> _DATA ENTRIES_
○ ○ ○

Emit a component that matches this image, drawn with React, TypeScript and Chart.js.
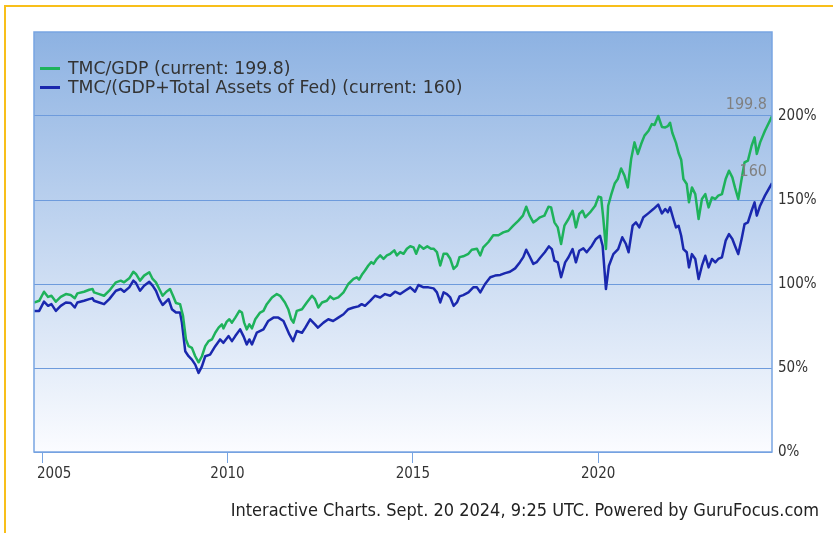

○ ○ ○

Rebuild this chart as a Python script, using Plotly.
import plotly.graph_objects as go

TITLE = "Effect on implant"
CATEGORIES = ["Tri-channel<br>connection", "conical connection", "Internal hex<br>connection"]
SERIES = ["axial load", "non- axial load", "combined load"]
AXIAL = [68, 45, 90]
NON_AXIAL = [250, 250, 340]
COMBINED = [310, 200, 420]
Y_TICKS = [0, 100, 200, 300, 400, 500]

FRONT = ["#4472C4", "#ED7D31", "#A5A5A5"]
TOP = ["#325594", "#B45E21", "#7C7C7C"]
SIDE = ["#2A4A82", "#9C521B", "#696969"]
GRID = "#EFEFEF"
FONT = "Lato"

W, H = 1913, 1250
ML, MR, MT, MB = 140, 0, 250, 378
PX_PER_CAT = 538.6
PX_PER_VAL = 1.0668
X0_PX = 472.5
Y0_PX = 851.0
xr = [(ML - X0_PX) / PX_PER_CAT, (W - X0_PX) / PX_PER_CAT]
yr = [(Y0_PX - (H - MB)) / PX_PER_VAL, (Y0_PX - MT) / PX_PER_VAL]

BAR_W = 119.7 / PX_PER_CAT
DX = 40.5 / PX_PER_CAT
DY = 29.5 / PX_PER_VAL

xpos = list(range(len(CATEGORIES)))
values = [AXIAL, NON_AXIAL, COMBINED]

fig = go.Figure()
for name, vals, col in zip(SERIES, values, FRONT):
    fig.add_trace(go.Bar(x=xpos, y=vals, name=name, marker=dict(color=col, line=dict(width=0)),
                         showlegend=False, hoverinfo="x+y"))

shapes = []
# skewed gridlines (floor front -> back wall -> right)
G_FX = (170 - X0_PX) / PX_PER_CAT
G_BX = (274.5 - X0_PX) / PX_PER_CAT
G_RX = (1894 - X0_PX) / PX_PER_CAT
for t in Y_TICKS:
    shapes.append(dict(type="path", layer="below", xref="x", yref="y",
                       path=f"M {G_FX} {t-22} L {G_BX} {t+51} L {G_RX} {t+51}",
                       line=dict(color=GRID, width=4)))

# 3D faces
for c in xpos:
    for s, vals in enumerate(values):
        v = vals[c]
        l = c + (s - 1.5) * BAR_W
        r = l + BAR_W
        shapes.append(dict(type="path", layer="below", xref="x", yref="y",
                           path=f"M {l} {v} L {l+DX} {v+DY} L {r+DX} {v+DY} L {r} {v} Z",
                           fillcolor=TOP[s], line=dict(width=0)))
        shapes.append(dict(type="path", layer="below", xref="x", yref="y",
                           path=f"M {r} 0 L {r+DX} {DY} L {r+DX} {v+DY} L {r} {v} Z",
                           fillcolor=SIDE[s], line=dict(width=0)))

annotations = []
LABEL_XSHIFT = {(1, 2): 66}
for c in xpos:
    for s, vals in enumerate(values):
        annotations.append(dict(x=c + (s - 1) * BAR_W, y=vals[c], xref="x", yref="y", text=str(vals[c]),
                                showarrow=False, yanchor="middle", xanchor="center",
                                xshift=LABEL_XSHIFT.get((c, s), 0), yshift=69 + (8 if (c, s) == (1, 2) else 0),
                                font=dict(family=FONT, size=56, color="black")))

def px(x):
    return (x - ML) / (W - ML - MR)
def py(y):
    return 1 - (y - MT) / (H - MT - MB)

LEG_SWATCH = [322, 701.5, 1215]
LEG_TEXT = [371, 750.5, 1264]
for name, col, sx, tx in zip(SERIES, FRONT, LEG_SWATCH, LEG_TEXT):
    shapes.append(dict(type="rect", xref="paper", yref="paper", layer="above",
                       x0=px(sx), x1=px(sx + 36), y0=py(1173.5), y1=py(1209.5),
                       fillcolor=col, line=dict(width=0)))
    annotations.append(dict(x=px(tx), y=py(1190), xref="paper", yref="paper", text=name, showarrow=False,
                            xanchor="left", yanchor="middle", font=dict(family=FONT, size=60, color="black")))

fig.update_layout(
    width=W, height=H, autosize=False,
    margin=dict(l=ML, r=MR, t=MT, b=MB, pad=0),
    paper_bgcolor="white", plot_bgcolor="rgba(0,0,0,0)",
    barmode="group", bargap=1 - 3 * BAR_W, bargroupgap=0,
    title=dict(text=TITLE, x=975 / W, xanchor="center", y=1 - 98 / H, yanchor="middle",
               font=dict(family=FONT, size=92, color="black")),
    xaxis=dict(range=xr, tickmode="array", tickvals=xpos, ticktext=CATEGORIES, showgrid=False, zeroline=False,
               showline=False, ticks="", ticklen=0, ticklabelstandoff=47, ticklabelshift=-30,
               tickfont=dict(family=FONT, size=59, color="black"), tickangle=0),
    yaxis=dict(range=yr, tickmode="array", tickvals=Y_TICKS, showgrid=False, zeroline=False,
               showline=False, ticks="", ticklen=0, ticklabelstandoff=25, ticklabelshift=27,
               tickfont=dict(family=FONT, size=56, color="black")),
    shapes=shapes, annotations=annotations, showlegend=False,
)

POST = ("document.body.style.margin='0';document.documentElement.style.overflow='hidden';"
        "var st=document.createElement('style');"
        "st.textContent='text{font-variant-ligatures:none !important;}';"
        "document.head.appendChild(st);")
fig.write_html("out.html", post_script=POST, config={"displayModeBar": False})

○ ○ ○

> _WRITTEN TASK_
In the listing above, locate the line containing "Rebuild this chart" and the line containing "Y_TICKS = [0, 100, 200, 300, 400, 500]", then transcribe both and every line between them verbatim.

> _RESPONSE FOR THIS EXERCISE_
Rebuild this chart as a Python script, using Plotly.
import plotly.graph_objects as go

TITLE = "Effect on implant"
CATEGORIES = ["Tri-channel<br>connection", "conical connection", "Internal hex<br>connection"]
SERIES = ["axial load", "non- axial load", "combined load"]
AXIAL = [68, 45, 90]
NON_AXIAL = [250, 250, 340]
COMBINED = [310, 200, 420]
Y_TICKS = [0, 100, 200, 300, 400, 500]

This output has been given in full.